WHAT IS REQUIRED:
Pictures are to be left out. Copy exactly the lines from the one containing "Write the React, TypeScript" to the one containing "const tableTotal = ['整體', '76.89', '22.54', '77.33%', '22.67%'];", both ends kept.

MATERIAL FOR THE TASK:
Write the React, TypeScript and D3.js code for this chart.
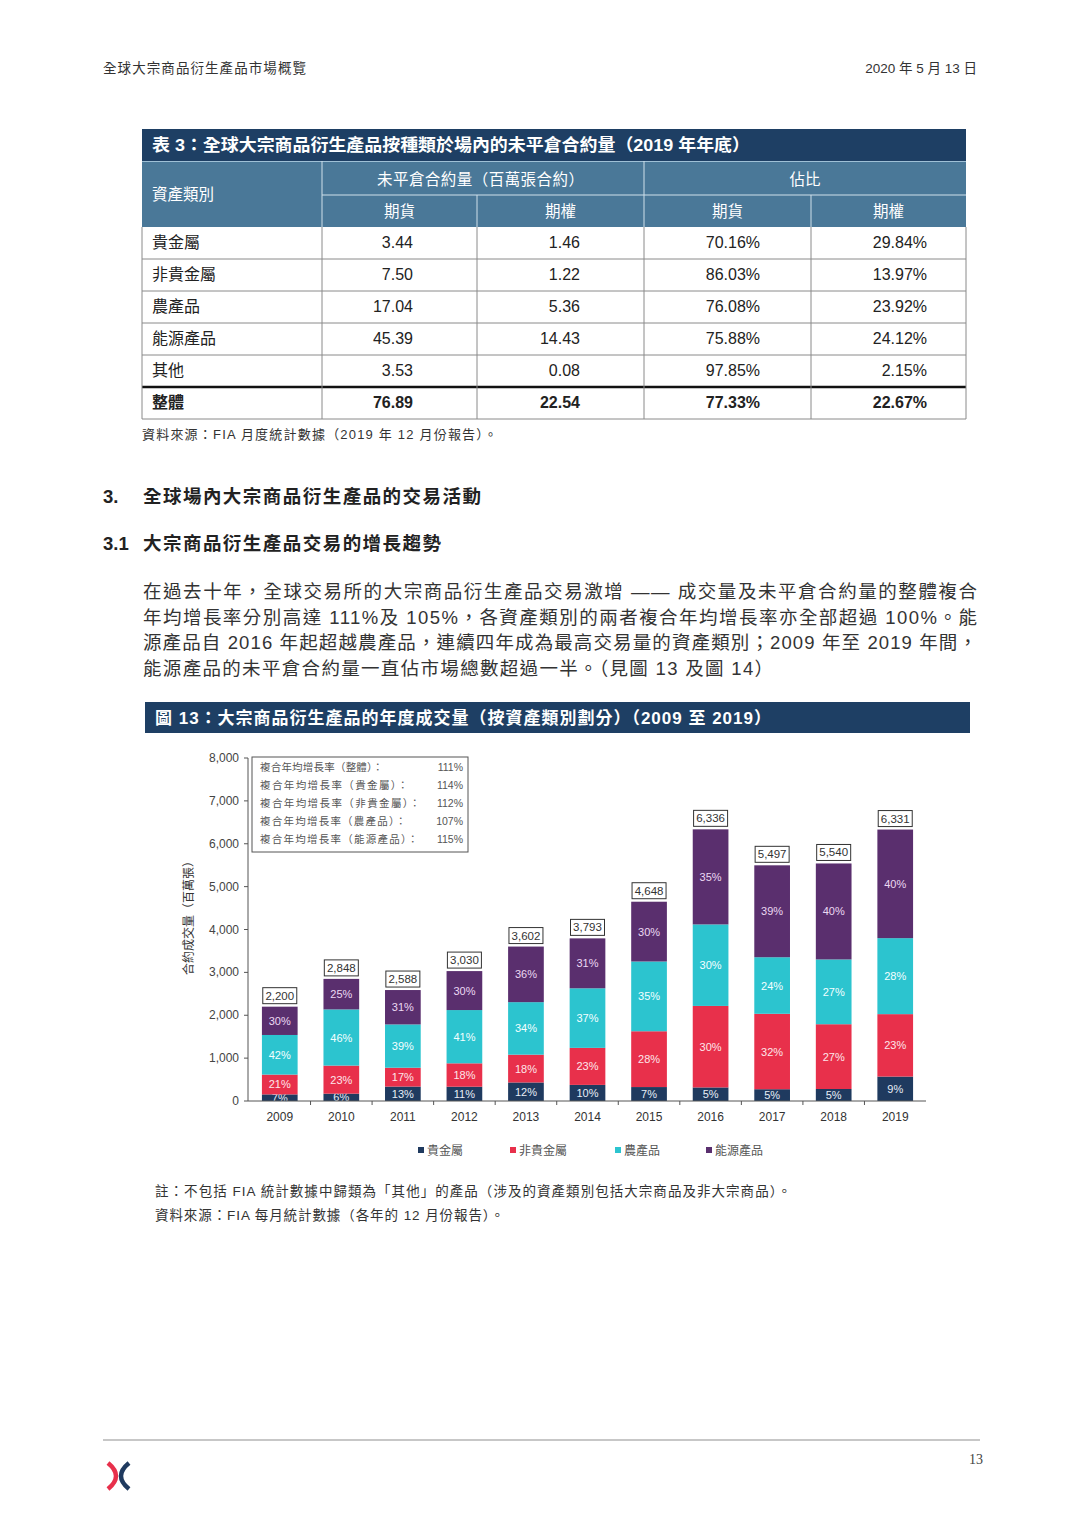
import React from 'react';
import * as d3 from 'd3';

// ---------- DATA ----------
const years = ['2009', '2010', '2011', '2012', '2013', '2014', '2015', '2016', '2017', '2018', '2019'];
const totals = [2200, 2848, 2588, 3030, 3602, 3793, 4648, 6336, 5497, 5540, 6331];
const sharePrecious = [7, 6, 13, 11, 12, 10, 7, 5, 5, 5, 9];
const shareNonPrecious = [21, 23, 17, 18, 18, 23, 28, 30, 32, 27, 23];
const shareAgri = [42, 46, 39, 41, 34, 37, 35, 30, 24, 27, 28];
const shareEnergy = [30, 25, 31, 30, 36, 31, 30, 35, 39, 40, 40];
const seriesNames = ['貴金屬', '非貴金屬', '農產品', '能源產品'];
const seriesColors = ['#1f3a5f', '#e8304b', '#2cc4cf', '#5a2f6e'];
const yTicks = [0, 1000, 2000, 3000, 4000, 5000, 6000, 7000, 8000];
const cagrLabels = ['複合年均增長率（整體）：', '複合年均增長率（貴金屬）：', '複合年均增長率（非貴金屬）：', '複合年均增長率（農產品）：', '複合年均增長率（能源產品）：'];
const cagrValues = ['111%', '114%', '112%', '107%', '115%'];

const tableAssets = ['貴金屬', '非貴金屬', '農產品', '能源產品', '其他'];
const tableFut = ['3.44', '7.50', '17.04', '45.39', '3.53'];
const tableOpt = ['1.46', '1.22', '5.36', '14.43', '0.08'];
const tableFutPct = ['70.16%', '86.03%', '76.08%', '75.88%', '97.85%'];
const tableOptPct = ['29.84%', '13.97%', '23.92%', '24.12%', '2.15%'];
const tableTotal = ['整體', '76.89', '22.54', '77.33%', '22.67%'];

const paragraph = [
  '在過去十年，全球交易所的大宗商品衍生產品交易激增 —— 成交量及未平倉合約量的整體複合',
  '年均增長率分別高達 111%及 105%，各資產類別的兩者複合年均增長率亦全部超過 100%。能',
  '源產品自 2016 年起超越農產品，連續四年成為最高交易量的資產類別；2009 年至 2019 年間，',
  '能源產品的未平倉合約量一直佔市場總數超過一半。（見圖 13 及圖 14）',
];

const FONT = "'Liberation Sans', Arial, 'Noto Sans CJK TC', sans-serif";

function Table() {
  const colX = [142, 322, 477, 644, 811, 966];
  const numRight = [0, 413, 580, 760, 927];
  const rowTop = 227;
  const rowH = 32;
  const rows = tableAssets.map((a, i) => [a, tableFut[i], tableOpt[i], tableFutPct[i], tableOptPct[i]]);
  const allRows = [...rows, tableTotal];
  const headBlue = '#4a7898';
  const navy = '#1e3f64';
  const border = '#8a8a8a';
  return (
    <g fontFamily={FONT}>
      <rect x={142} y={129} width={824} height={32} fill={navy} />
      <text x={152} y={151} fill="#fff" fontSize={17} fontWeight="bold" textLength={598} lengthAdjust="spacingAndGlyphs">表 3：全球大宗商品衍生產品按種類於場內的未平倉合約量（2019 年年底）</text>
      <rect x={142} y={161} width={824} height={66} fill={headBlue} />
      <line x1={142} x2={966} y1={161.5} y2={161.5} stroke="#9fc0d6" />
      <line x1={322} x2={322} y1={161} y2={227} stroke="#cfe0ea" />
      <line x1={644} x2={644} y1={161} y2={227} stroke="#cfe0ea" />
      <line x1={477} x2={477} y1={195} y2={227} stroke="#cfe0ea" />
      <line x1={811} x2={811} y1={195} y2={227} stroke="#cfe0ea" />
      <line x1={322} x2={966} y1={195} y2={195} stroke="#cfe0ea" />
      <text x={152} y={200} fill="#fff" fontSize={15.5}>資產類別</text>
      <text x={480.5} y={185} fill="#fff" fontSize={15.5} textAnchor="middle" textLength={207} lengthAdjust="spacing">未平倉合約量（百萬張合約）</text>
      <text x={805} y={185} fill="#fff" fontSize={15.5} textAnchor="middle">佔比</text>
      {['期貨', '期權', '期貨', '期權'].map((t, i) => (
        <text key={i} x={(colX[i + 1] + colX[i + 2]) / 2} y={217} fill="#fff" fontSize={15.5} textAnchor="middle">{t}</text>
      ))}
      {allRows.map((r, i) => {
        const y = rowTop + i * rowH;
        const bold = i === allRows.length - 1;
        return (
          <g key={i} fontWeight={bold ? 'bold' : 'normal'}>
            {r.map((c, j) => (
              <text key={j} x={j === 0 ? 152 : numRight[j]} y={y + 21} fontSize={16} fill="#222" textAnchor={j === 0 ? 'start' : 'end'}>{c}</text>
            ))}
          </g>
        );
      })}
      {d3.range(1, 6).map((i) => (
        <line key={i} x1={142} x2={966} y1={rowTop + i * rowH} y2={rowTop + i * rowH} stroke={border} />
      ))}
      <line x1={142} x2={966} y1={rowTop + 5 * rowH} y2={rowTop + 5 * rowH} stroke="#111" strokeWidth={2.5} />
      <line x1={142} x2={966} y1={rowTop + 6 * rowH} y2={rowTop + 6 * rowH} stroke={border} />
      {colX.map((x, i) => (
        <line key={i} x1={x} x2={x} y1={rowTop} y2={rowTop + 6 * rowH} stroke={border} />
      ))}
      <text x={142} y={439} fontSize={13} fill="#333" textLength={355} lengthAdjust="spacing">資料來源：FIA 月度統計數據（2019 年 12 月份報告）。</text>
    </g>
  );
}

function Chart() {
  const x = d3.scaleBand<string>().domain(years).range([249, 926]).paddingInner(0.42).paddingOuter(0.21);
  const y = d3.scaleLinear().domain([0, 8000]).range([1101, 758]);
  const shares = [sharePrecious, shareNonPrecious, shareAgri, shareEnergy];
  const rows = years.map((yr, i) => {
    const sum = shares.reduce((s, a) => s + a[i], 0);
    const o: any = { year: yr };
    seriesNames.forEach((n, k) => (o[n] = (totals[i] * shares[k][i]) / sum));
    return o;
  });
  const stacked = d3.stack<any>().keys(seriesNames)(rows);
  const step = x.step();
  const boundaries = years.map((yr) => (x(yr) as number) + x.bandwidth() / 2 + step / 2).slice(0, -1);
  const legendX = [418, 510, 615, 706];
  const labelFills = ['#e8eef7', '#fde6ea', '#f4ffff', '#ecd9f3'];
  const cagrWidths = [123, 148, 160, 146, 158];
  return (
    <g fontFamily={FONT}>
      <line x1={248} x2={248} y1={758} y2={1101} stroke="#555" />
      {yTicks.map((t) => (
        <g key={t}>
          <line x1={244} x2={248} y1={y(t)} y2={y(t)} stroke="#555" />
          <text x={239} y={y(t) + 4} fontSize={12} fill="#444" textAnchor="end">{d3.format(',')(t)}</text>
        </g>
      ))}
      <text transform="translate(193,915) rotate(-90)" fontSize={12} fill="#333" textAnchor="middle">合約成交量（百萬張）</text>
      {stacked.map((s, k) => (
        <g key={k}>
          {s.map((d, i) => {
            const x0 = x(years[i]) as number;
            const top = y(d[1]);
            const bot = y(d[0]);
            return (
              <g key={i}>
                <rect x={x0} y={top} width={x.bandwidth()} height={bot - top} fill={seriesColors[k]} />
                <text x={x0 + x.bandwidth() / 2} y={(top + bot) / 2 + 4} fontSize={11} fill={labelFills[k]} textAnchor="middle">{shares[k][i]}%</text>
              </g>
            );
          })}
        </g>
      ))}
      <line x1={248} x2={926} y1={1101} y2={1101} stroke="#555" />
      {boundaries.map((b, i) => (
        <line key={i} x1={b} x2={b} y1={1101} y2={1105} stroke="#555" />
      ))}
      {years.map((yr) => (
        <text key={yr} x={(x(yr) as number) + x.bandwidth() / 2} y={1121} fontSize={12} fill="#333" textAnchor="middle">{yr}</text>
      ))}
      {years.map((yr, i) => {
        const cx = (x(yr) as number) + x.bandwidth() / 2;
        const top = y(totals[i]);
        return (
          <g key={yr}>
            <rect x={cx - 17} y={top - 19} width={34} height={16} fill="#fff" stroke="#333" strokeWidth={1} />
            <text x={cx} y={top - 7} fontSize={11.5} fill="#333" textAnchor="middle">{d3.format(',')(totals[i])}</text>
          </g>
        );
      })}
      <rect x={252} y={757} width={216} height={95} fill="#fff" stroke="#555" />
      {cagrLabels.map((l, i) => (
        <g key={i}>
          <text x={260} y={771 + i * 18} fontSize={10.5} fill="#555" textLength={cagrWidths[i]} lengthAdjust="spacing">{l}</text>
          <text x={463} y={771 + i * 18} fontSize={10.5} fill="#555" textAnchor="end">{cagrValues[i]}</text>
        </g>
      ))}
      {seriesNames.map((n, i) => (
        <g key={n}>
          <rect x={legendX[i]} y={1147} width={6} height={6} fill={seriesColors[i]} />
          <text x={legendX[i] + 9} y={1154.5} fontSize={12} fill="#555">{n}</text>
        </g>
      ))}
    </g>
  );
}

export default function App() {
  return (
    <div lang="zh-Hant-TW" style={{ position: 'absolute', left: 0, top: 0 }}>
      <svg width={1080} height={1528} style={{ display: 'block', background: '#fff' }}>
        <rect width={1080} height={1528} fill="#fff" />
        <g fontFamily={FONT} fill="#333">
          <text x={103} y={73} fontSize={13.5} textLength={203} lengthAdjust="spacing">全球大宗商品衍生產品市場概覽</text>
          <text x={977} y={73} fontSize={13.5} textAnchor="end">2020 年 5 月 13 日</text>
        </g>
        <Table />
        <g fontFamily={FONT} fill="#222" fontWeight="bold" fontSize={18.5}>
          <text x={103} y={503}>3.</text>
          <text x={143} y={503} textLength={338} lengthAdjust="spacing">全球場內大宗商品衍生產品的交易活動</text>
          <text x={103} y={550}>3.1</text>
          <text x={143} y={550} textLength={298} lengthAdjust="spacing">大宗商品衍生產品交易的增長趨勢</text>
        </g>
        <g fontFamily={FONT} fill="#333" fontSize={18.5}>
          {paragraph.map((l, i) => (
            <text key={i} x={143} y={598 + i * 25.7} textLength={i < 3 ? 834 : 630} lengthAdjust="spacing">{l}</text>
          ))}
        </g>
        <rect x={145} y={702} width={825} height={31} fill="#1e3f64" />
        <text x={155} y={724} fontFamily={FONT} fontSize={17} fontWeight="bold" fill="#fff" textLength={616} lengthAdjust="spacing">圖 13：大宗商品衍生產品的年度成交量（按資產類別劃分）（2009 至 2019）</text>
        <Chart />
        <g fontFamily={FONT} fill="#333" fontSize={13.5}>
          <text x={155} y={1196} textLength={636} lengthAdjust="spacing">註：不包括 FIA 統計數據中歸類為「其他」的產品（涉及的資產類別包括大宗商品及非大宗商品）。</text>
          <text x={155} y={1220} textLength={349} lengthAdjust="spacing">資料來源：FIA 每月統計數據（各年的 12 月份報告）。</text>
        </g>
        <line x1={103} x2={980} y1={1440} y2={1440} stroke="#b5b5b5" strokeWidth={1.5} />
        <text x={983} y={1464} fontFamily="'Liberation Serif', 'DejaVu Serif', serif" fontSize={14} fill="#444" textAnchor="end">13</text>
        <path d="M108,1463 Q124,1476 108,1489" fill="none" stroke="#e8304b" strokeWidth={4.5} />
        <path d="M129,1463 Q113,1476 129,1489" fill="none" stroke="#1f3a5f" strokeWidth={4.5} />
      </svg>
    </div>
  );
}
...
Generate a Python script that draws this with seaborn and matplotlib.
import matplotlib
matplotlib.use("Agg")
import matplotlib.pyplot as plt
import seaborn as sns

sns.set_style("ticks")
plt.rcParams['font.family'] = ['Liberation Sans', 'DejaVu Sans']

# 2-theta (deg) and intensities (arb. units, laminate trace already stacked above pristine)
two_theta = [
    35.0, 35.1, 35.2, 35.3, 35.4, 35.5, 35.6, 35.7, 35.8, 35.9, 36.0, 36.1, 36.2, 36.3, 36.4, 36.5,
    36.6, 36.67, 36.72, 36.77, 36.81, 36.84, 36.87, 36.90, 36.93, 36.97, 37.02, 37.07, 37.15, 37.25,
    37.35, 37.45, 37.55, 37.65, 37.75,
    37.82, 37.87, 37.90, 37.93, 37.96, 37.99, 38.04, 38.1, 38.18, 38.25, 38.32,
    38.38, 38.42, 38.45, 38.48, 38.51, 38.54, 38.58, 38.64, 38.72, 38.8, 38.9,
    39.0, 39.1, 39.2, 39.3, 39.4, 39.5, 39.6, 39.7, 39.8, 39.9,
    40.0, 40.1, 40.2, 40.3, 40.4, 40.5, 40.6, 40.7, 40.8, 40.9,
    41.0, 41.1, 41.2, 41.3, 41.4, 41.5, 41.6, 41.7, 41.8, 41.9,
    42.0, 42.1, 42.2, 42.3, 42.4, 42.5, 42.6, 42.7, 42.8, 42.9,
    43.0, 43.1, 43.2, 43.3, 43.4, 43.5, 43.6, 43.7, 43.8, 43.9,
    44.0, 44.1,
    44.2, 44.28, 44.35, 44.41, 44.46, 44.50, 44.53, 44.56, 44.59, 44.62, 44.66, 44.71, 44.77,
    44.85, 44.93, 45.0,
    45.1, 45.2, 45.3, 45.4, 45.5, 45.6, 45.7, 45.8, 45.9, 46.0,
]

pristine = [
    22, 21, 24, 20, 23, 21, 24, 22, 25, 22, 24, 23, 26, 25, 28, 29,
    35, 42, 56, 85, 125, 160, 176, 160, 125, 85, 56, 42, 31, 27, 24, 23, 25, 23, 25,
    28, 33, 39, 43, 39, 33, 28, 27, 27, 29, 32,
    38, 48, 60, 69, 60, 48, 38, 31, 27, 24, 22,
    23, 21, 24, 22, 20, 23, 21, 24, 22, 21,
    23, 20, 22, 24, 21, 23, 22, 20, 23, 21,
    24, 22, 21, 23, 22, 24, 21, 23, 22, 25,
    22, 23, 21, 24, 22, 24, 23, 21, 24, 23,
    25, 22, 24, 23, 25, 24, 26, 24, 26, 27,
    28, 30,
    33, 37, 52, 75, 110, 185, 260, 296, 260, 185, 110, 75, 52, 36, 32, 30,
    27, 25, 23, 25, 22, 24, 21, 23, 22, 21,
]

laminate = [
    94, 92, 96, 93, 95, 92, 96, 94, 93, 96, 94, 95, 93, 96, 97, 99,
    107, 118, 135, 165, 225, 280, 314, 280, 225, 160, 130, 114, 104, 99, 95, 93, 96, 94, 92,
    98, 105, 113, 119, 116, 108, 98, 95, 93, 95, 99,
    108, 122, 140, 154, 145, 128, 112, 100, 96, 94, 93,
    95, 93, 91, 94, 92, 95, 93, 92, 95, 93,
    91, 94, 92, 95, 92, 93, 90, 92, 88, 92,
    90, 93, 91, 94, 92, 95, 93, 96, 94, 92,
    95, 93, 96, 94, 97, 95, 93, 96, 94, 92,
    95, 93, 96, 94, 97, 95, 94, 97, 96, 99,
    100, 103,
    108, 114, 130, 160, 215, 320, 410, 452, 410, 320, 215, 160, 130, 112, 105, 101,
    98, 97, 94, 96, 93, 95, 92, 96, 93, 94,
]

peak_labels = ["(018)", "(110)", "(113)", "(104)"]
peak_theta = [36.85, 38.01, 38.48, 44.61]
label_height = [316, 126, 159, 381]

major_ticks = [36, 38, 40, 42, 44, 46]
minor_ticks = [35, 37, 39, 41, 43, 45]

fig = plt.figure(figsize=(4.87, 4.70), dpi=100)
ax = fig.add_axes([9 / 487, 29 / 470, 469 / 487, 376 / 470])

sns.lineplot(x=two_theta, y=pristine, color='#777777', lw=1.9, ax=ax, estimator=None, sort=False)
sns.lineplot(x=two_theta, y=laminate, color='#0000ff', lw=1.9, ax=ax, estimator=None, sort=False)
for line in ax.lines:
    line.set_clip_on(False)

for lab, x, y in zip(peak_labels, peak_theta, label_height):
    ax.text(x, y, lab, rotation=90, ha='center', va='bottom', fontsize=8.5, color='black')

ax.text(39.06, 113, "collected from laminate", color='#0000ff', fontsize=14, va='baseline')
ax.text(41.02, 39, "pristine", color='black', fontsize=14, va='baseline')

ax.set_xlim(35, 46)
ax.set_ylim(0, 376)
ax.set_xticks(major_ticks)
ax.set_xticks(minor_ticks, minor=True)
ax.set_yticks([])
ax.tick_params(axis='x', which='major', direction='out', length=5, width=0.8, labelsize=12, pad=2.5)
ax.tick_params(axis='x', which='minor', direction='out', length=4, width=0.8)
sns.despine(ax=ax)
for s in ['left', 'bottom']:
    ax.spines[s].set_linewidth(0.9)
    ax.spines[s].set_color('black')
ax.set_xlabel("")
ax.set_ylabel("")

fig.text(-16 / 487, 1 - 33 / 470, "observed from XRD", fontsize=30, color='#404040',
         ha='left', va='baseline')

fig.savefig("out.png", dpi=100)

SOLUTION FOR THIS EXERCISE:
Write the React, TypeScript and D3.js code for this chart.
import React from 'react';
import * as d3 from 'd3';

// ---------- DATA ----------
const years = ['2009', '2010', '2011', '2012', '2013', '2014', '2015', '2016', '2017', '2018', '2019'];
const totals = [2200, 2848, 2588, 3030, 3602, 3793, 4648, 6336, 5497, 5540, 6331];
const sharePrecious = [7, 6, 13, 11, 12, 10, 7, 5, 5, 5, 9];
const shareNonPrecious = [21, 23, 17, 18, 18, 23, 28, 30, 32, 27, 23];
const shareAgri = [42, 46, 39, 41, 34, 37, 35, 30, 24, 27, 28];
const shareEnergy = [30, 25, 31, 30, 36, 31, 30, 35, 39, 40, 40];
const seriesNames = ['貴金屬', '非貴金屬', '農產品', '能源產品'];
const seriesColors = ['#1f3a5f', '#e8304b', '#2cc4cf', '#5a2f6e'];
const yTicks = [0, 1000, 2000, 3000, 4000, 5000, 6000, 7000, 8000];
const cagrLabels = ['複合年均增長率（整體）：', '複合年均增長率（貴金屬）：', '複合年均增長率（非貴金屬）：', '複合年均增長率（農產品）：', '複合年均增長率（能源產品）：'];
const cagrValues = ['111%', '114%', '112%', '107%', '115%'];

const tableAssets = ['貴金屬', '非貴金屬', '農產品', '能源產品', '其他'];
const tableFut = ['3.44', '7.50', '17.04', '45.39', '3.53'];
const tableOpt = ['1.46', '1.22', '5.36', '14.43', '0.08'];
const tableFutPct = ['70.16%', '86.03%', '76.08%', '75.88%', '97.85%'];
const tableOptPct = ['29.84%', '13.97%', '23.92%', '24.12%', '2.15%'];
const tableTotal = ['整體', '76.89', '22.54', '77.33%', '22.67%'];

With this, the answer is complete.